At first she didn’t know what kind of photography she wanted to do, but an interest in social issues in developing countries — sparked during travel to India at age 23 — led her to documentary work. In Germany she had avidly read Latin American literature, and soon after enrolling at the Corcoran she decided to take her cameras on a road trip to Central America and Mexico. The journey cemented her dedication to documentary photography.

“I didn’t have a plan and didn’t want a plan,” she says. “I wanted to experience what I saw, not to go with a preconceived subject in mind. I got involved pretty deeply in photographing small rural communities in El Salvador and Guatemala, and when I came back I had tons of photographs.”

She showed them to one of her teachers at the Corcoran, Andy Grundberg, formerly the photography critic of the New York Times, who advised her to look at the collection of photography from different places within a larger framework.

“She’d been traveling all over, and she said, ‘Here is my work from Nicaragua, here are my pictures from Mexicali,’” Grundberg recalls. “I said, ‘Isn’t this work really about all the Americas, as opposed to just these different places you’ve been?’”

He also told her to study the work of the photographer Robert Frank. “It was an aha moment for her,” Grundberg says. “It shows you where she was coming from — she hadn’t heard of Frank. But he became a big inspiration for her.”

His suggestions have had a powerful effect on Barth’s life and work.

Heeding Grundberg’s advice, she continued her travels, but with a new focus, having conceived of a longterm project she called “The Americas,” a view of daily life in locations stretching from Chile and Central America to the United States.

Then about four years ago, Barth’s journeys came to a standstill at the U.S.-Mexico border. There she embarked on a series that has marked another stage in her evolution as a photographer.

In the divided city of Nogales, Arizona, and Nogales, Sonora, Barth contacted two nonprofits — on the U.S. side, a group called the Border Community Alliance, which works to bridge north and south with cross-border tours and social and education programs, and on the Mexican side a community organization called FESAC, or Fundación del Empresario Sonorense (Foundation of Sonoran Entrepreneurship). Through FESAC she was led to the San Juan Bosco shelter, a way station of sorts for deportees. There, in a dim space that doubles as a chapel, she began shooting a portrait series she called “Los Mochileros,” or “The Backpackers.”

Barth notes in her artist’s statement for the project that in recent years increased border enforcement by the U.S. has significantly slowed the number of migrants crossing the border illegally, pointing to a 2016 report from Pew Research Center. “As a result, the Department of Homeland Security estimated in 2015 that the probability of getting caught by the border patrol was 54 percent, up from about 36 percent in 2005,” she writes. “Despite the fact that fewer migrants try to cross into the US, the misery of those who do is shocking, and their suffering is profound.”

Her portraits, shot with her subjects posed against a bare white wall and uniformly framed, form a typology of the misery.

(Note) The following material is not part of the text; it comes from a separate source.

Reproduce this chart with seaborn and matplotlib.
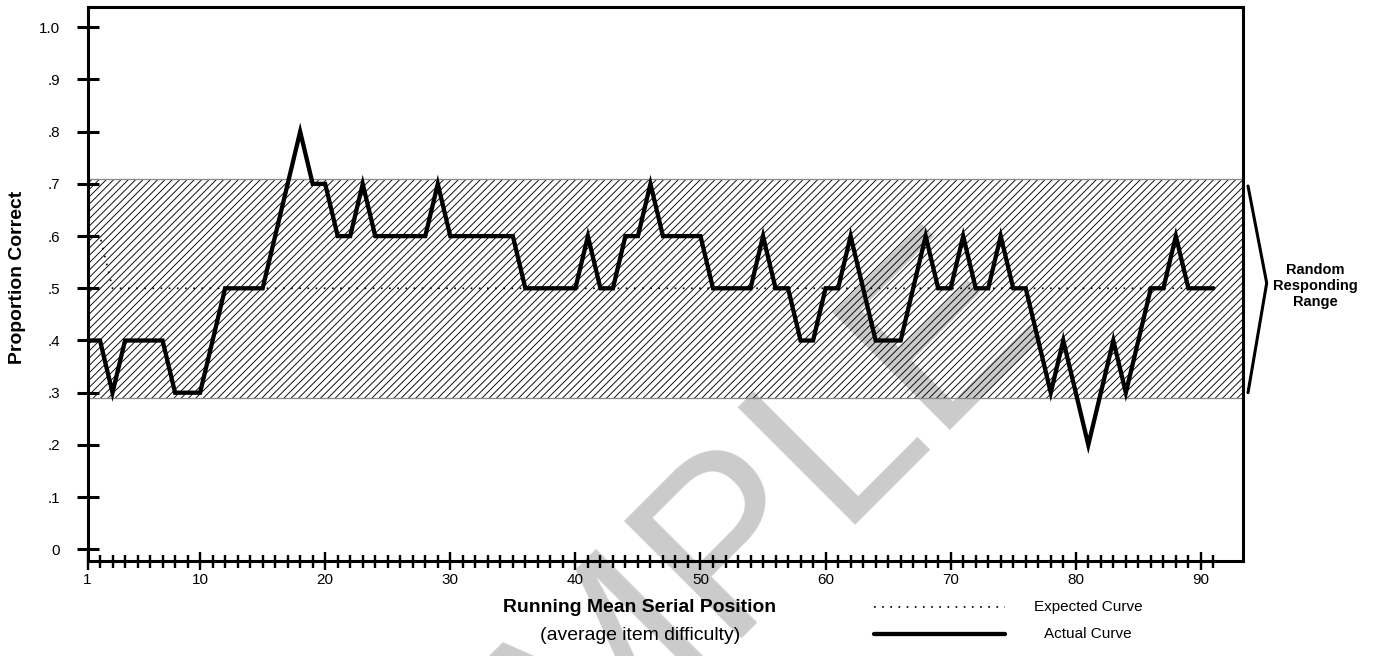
import matplotlib
matplotlib.use("Agg")
import matplotlib.pyplot as plt
import matplotlib.transforms as mtransforms
from matplotlib.lines import Line2D
import seaborn as sns

# ---------------- data ----------------
positions = list(range(1, 92))
actual = [
    0.4, 0.4, 0.3, 0.4, 0.4, 0.4, 0.4, 0.3, 0.3, 0.3,   # 1-10
    0.4, 0.5, 0.5, 0.5, 0.5, 0.6, 0.7, 0.8, 0.7, 0.7,   # 11-20
    0.6, 0.6, 0.7, 0.6, 0.6, 0.6, 0.6, 0.6, 0.7, 0.6,   # 21-30
    0.6, 0.6, 0.6, 0.6, 0.6, 0.5, 0.5, 0.5, 0.5, 0.5,   # 31-40
    0.6, 0.5, 0.5, 0.6, 0.6, 0.7, 0.6, 0.6, 0.6, 0.6,   # 41-50
    0.5, 0.5, 0.5, 0.5, 0.6, 0.5, 0.5, 0.4, 0.4, 0.5,   # 51-60
    0.5, 0.6, 0.5, 0.4, 0.4, 0.4, 0.5, 0.6, 0.5, 0.5,   # 61-70
    0.6, 0.5, 0.5, 0.6, 0.5, 0.5, 0.4, 0.3, 0.4, 0.3,   # 71-80
    0.2, 0.3, 0.4, 0.3, 0.4, 0.5, 0.5, 0.6, 0.5, 0.5,   # 81-90
    0.5,                                                # 91
]
expected_x = [1, 2, 3, 91]
expected_y = [0.6, 0.6, 0.5, 0.5]
range_lo, range_hi = 0.29, 0.71

y_ticks = [0.0, 0.1, 0.2, 0.3, 0.4, 0.5, 0.6, 0.7, 0.8, 0.9, 1.0]
y_tick_labels = ["0", ".1", ".2", ".3", ".4", ".5", ".6", ".7", ".8", ".9", "1.0"]
x_major = [1, 10, 20, 30, 40, 50, 60, 70, 80, 90]
x_major_labels = ["1", "10", "20", "30", "40", "50", "60", "70", "80", "90"]
x_minor = list(range(1, 92))

# ---------------- style ----------------
DPI = 88
def pt(px):
    return px * 72.0 / DPI

sns.set_theme(style="white")
plt.rcParams["font.family"] = ["Liberation Sans", "DejaVu Sans"]
plt.rcParams["hatch.linewidth"] = pt(0.9)
plt.rcParams["text.color"] = "black"

W, H = 1382, 656
fig = plt.figure(figsize=(W / DPI, H / DPI), dpi=DPI)
fig.patch.set_facecolor("white")

# watermark (behind everything)
fig.text(356 / W, 1 - 1014 / H, "SAMPLE", rotation=45, rotation_mode="anchor",
         ha="left", va="baseline", fontsize=pt(241), color="#cbcbcb", zorder=-5)

ax_l, ax_r, ax_t, ax_b = 87.5, 1243.3, 7, 561
ax = fig.add_axes([ax_l / W, 1 - ax_b / H, (ax_r - ax_l) / W, (ax_b - ax_t) / H])
ax.set_facecolor("none")

# random responding range (hatched band)
ax.axhspan(range_lo, range_hi, facecolor="none", edgecolor="black",
           hatch="////", linewidth=0, zorder=1)
ax.axhline(range_lo, color="#8a8a8a", lw=pt(1.3), zorder=1.5)
ax.axhline(range_hi, color="#8a8a8a", lw=pt(1.3), zorder=1.5)

# curves
sns.lineplot(x=expected_x, y=expected_y, ax=ax, color="black", lw=pt(1.7),
             linestyle=(0, (1, 3.8)), errorbar=None, zorder=3)
sns.lineplot(x=positions, y=actual, ax=ax, color="black", lw=pt(4.3),
             errorbar=None, zorder=4, solid_joinstyle="miter")

ax.set_xlim(1, 1 + (ax_r - ax_l) / 12.51)
ax.set_ylim(-(ax_b - 549.3) / 522, (549.3 - ax_t) / 522)

for s in ax.spines.values():
    s.set_visible(True)
    s.set_linewidth(pt(3.05))
    s.set_color("black")

ax.set_yticks(y_ticks, y_tick_labels)
ax.tick_params(axis="y", direction="inout", length=pt(21.7), width=pt(3.05),
               pad=pt(16.7), labelsize=pt(15.3), colors="black", left=True)
ax.set_xticks(x_major, x_major_labels)
ax.set_xticks(x_minor, minor=True)
ax.tick_params(axis="x", which="major", direction="inout", length=pt(18),
               width=pt(2.4), pad=pt(2.5), labelsize=pt(15.3), colors="black",
               bottom=True)
ax.tick_params(axis="x", which="minor", direction="inout", length=pt(13),
               width=pt(2.4), colors="black", bottom=True)
ax.set_xlabel("")
ax.set_ylabel("")
ax.grid(False)

# bracket for random responding range
trans = mtransforms.blended_transform_factory(ax.transAxes, ax.transData)
bx0 = 1 + (1248 - ax_r) / (ax_r - ax_l)
bx1 = 1 + (1266.7 - ax_r) / (ax_r - ax_l)
ax.plot([bx0, bx1, bx0], [range_hi - 0.014, (range_lo + range_hi) / 2 + 0.01, range_lo + 0.01],
        transform=trans, color="black", lw=pt(3.05), clip_on=False,
        solid_joinstyle="miter")
fig.text(1315 / W, 1 - 286 / H, "Random\nResponding\nRange", ha="center", va="center",
         fontsize=pt(14.6), fontweight="bold", linespacing=1.15)

# axis titles
fig.text(18 / W, 1 - 277 / H, "Proportion Correct", rotation=90, ha="center",
         va="center", fontsize=pt(19.4), fontweight="bold")
fig.text(640 / W, 1 - 608 / H, "Running Mean Serial Position", ha="center",
         va="center", fontsize=pt(19.4), fontweight="bold")
fig.text(640 / W, 1 - 635 / H, "(average item difficulty)", ha="center",
         va="center", fontsize=pt(19.4))

# legend
fig.add_artist(Line2D([874 / W, 1005 / W], [1 - 607 / H] * 2, transform=fig.transFigure,
                      color="black", lw=pt(1.7), linestyle=(0, (1, 3.8))))
fig.add_artist(Line2D([874 / W, 1005 / W], [1 - 634 / H] * 2, transform=fig.transFigure,
                      color="black", lw=pt(4.3)))
fig.text(1088 / W, 1 - 607 / H, "Expected Curve", ha="center", va="center", fontsize=pt(15.3))
fig.text(1088 / W, 1 - 634 / H, "Actual Curve", ha="center", va="center", fontsize=pt(15.3))

fig.savefig("out.png", dpi=DPI, facecolor="white")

Barth has made five trips to the shelter over the years. Almost everyone she approached there wanted to be photographed, she says. “I asked permission, and then I would be alone with them for a while, waiting for the right moment to photograph them, when they were at ease with me,” Barth says.

Her work has been entirely self-financed with her own savings, along with some print sales. “She has pushed herself and gone about her work with very little in the way of public acknowledgement,” says Andy Grundberg.

Now, however, her work is getting noticed. Last summer, Barth’s “Backpacker” portrait series was shown at the Houston Center of Photography, and this year it will be exhibited at the Venice Biennale, from May 13 through November 26.

In the dimly lit room at San Juan Bosco shelter, Barth focused on the faces behind the numbers of immigration, and in doing so found her voice as a documentary photographer.